Пролетев несколько километров, Ту-2 спикировал чуть не до земли и на бреющем полете пошел курсом на Кара-Агач. Ох и натворил бы он бед, если бы в воздух своевременно не поднялся майор Дроздов. Он догнал Ту-2 и прикончил его в каких-нибудь двадцати километрах от города.

Очевидно, Байрачный, стреляя в Ту-2, повредил автопилот.

Только этим и можно было объяснить загадочное поведение бомбардировщика, на борту которого уже не было летчика.

А уж как потешались в полку над Байрачным и Калашниковым! У них прямо-таки уши горели от стыда. Но кто же знал, что так получится?

— Мы за вас, товарищ старший лейтенант, боялись, — оправдывались молодые летчики.

— Слабодушие проявили, — сердился Телюков. — Разве это летчик, который боится чего бы то ни было? Есть приказ — бей! Бей метко, крепко, а не так, как комар крылом. Но ничего, я вас научу! В копейку будете попадать!

«Эге ж, шуми!» — мысленно соглашался Байрачный и в который уже раз принимался рассказывать однополчанам о необычном происшествии в воздухе.

— Вы понимаете, как это получилось? Вы только представьте себе! Зашел я справа, атаковал и выхожу влево. Вдруг Ту-2 энергично разворачивается прямо на меня. Я — вправо, а он продолжает разворачиваться и — за мной! Я, конечно, подумал, что Телюков не выбросился, сидит в кабине и гонится за нами, — не видишь, дескать, что я на борту!.. Ей-богу, как у Майн Рида! Там всадник без головы, а тут самолет без летчика. Ну ясно, нам уже было не до атаки. Дали мы с Калашниковым по газам — и домой. А что оставалось делать в такой ситуации?

И все, кто слушал Байрачного, покатывались со смеху.

У Телюкова собралось девять часов, которые он снял с бомбардировщиков. Сложив их в чемодан, он отправился в техсклад.

— Получай и приходуй государственное имущество, — сказал он, выкладывая часы перед кладовщиком.

— Вы имеете право взять их себе, — ответил тот. — Ведь они списаны вместе с самолетами.

— Бери, бери да квитанцию выписывай, чтобы все было по закону.

Глава тринадцатая

От поликлиники к коттеджам и дальше к центру авиационного городка вела серая, еле заметная тропинка. Сколько раз в день поглядывала Бибиджан на эту тропинку! Покажется вдалеке фигура офицера в коричневой кожаной куртке и синих бриджах — екнет девичье сердце. Он? Нет, не он. Досада и грусть охватывают девушку. Не возвращается к ней Гриша: как ножом отрезал.

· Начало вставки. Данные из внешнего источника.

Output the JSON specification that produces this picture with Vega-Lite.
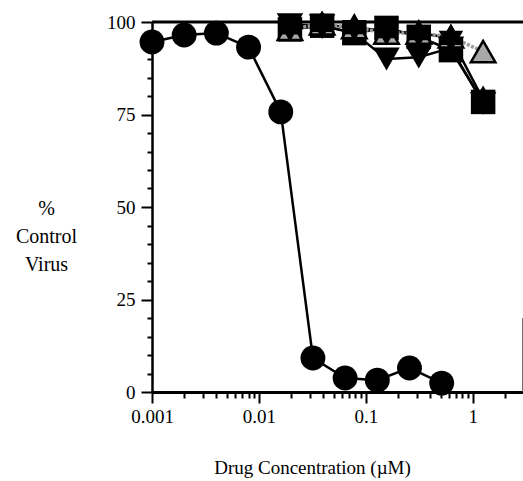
{
  "$schema": "https://vega.github.io/schema/vega-lite/v6.json",
  "width": 371,
  "height": 370,
  "autosize": {"type": "none"},
  "padding": {"left": 152, "top": 22, "right": 0, "bottom": 89},
  "background": "white",
  "config": {
    "view": {"stroke": null},
    "font": "Liberation Serif",
    "axis": {
      "domainColor": "black",
      "tickColor": "black",
      "labelColor": "black",
      "titleColor": "black",
      "labelFont": "Liberation Serif",
      "titleFont": "Liberation Serif",
      "labelFontSize": 19,
      "titleFontSize": 19,
      "titleFontWeight": "normal",
      "grid": false
    }
  },
  "datasets": {
    "circ": [
      {"conc": 0.001, "pct": 94.6},
      {"conc": 0.002, "pct": 96.5},
      {"conc": 0.004, "pct": 97.0},
      {"conc": 0.008, "pct": 93.2},
      {"conc": 0.016, "pct": 75.7},
      {"conc": 0.032, "pct": 9.2},
      {"conc": 0.064, "pct": 3.8},
      {"conc": 0.128, "pct": 3.2},
      {"conc": 0.256, "pct": 6.5},
      {"conc": 0.512, "pct": 2.4}
    ],
    "sq": [
      {"conc": 0.0195, "pct": 98},
      {"conc": 0.039, "pct": 99},
      {"conc": 0.078, "pct": 97},
      {"conc": 0.156, "pct": 98.4},
      {"conc": 0.3125, "pct": 96},
      {"conc": 0.625, "pct": 92.4},
      {"conc": 1.25, "pct": 78.4}
    ],
    "inv": [
      {"conc": 0.0195, "pct": 99.3},
      {"conc": 0.039, "pct": 99},
      {"conc": 0.078, "pct": 97},
      {"conc": 0.156, "pct": 90},
      {"conc": 0.3125, "pct": 90.5},
      {"conc": 0.625, "pct": 93},
      {"conc": 1.25, "pct": 78}
    ],
    "tri": [
      {"conc": 0.0195, "pct": 98},
      {"conc": 0.039, "pct": 99.5},
      {"conc": 0.078, "pct": 98.5},
      {"conc": 0.156, "pct": 97},
      {"conc": 0.3125, "pct": 97},
      {"conc": 0.625, "pct": 96},
      {"conc": 1.25, "pct": 92}
    ],
    "star": [
      {"conc": 0.0195, "pct": 98.5},
      {"conc": 0.039, "pct": 99.2},
      {"conc": 0.078, "pct": 98.6},
      {"conc": 0.156, "pct": 97.5},
      {"conc": 0.3125, "pct": 97},
      {"conc": 0.625, "pct": 95.7},
      {"conc": 1.25, "pct": 79}
    ],
    "top": [
      {"pct": 100}
    ],
    "edge": [
      {"conc": 2.93, "pct": 0, "hi": 20}
    ]
  },
  "encoding": {
    "x": {"field": "conc", "type": "quantitative", "scale": {"type": "log", "domain": [0.001, 2.95], "nice": false},
      "axis": {"orient": "bottom",
        "values": [0.001, 0.002, 0.003, 0.004, 0.005, 0.006, 0.007, 0.008, 0.009, 0.01, 0.02, 0.03, 0.04, 0.05, 0.06, 0.07, 0.08, 0.09, 0.1, 0.2, 0.3, 0.4, 0.5, 0.6, 0.7, 0.8, 0.9, 1, 2],
        "labelExpr": "indexof([0.001, 0.01, 0.1, 1], datum.value) >= 0 ? datum.label : ''",
        "format": "~g",
        "tickSize": {"condition": {"test": "indexof([0.001, 0.01, 0.1, 1], datum.value) >= 0", "value": 11}, "value": 6},
        "tickWidth": 2, "domainWidth": 3, "labelFlush": false, "labelOverlap": false,
        "labelFont": "Liberation Serif", "titleFont": "Liberation Serif",
        "labelPadding": 4, "title": "Drug Concentration (µM)", "titleX": 160, "titleY": 81,
        "titleAlign": "center", "titleBaseline": "alphabetic"}},
    "y": {"field": "pct", "type": "quantitative", "scale": {"domain": [0, 100], "nice": false},
      "axis": {"orient": "left",
        "values": [0, 5, 10, 15, 20, 25, 30, 35, 40, 45, 50, 55, 60, 65, 70, 75, 80, 85, 90, 95, 100],
        "labelExpr": "datum.value % 25 == 0 ? datum.label : ''",
        "tickSize": {"condition": {"test": "datum.value % 25 == 0", "value": 11}, "value": 5},
        "tickWidth": 2, "domainWidth": 2.5, "labelFlush": false, "labelOverlap": false,
        "labelFont": "Liberation Serif", "titleFont": "Liberation Serif",
        "labelPadding": 6, "title": ["%", "Control", "Virus"], "titleAngle": 0, "titleX": -106, "titleY": 186,
        "titleAlign": "center", "titleBaseline": "middle", "titleLineHeight": 28, "titleFontSize": 20}}
  },
  "layer": [
    {
      "data": {"name": "circ"},
      "mark": {"type": "line", "color": "black", "strokeWidth": 2.5}
    },
    {
      "data": {"name": "top"},
      "mark": {"type": "rule", "color": "black", "strokeWidth": 3},
      "encoding": {"x": null}
    },
    {
      "data": {"name": "edge"},
      "mark": {"type": "rule", "color": "#555", "strokeWidth": 1},
      "encoding": {"y2": {"field": "hi"}}
    },
    {
      "data": {"name": "circ"},
      "mark": {"type": "point", "shape": "circle", "filled": true, "color": "black", "opacity": 1, "size": 620}
    },
    {
      "data": {"name": "sq"},
      "mark": {"type": "line", "color": "black", "strokeWidth": 2.5}
    },
    {
      "data": {"name": "inv"},
      "mark": {"type": "line", "color": "black", "strokeWidth": 2.5}
    },
    {
      "data": {"name": "star"},
      "mark": {"type": "line", "color": "black", "strokeWidth": 2.5}
    },
    {
      "data": {"name": "tri"},
      "mark": {"type": "line", "color": "#9a9a9a", "strokeWidth": 3.5, "strokeDash": [3, 1.5]}
    },
    {
      "data": {"name": "sq"},
      "mark": {"type": "point", "shape": "square", "filled": true, "color": "black", "opacity": 1, "size": 600}
    },
    {
      "data": {"name": "inv"},
      "mark": {"type": "point", "shape": "triangle-down", "filled": true, "color": "black", "opacity": 1, "size": 700}
    },
    {
      "data": {"name": "tri"},
      "mark": {"type": "point", "shape": "triangle-up", "filled": true, "fill": "#a8a8a8", "stroke": "black", "strokeWidth": 2.5, "opacity": 1, "fillOpacity": 1, "strokeOpacity": 1, "size": 600}
    },
    {
      "data": {"name": "star"},
      "mark": {"type": "point", "shape": "M0,-1L0.866,0.5L-0.866,0.5Z M0,1L-0.866,-0.5L0.866,-0.5Z", "filled": true, "color": "black", "opacity": 1, "size": 800}
    }
  ]
}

Несколько раз дежурила Бибиджан на аэродроме в санитарной машине. Видела Григория, следила из кабины за каждым его шагом, не отрывала глаз от самолета, на котором он летал. Знала и бортовой номер самолета — «017»… А он, Гриша, перестал замечать ее. Не подойдет, не скажет, как некогда говорил ласково: «Биби, серденько мое!» Никто до него так не зазывал ее. Боже, какие теплые и нежные слова!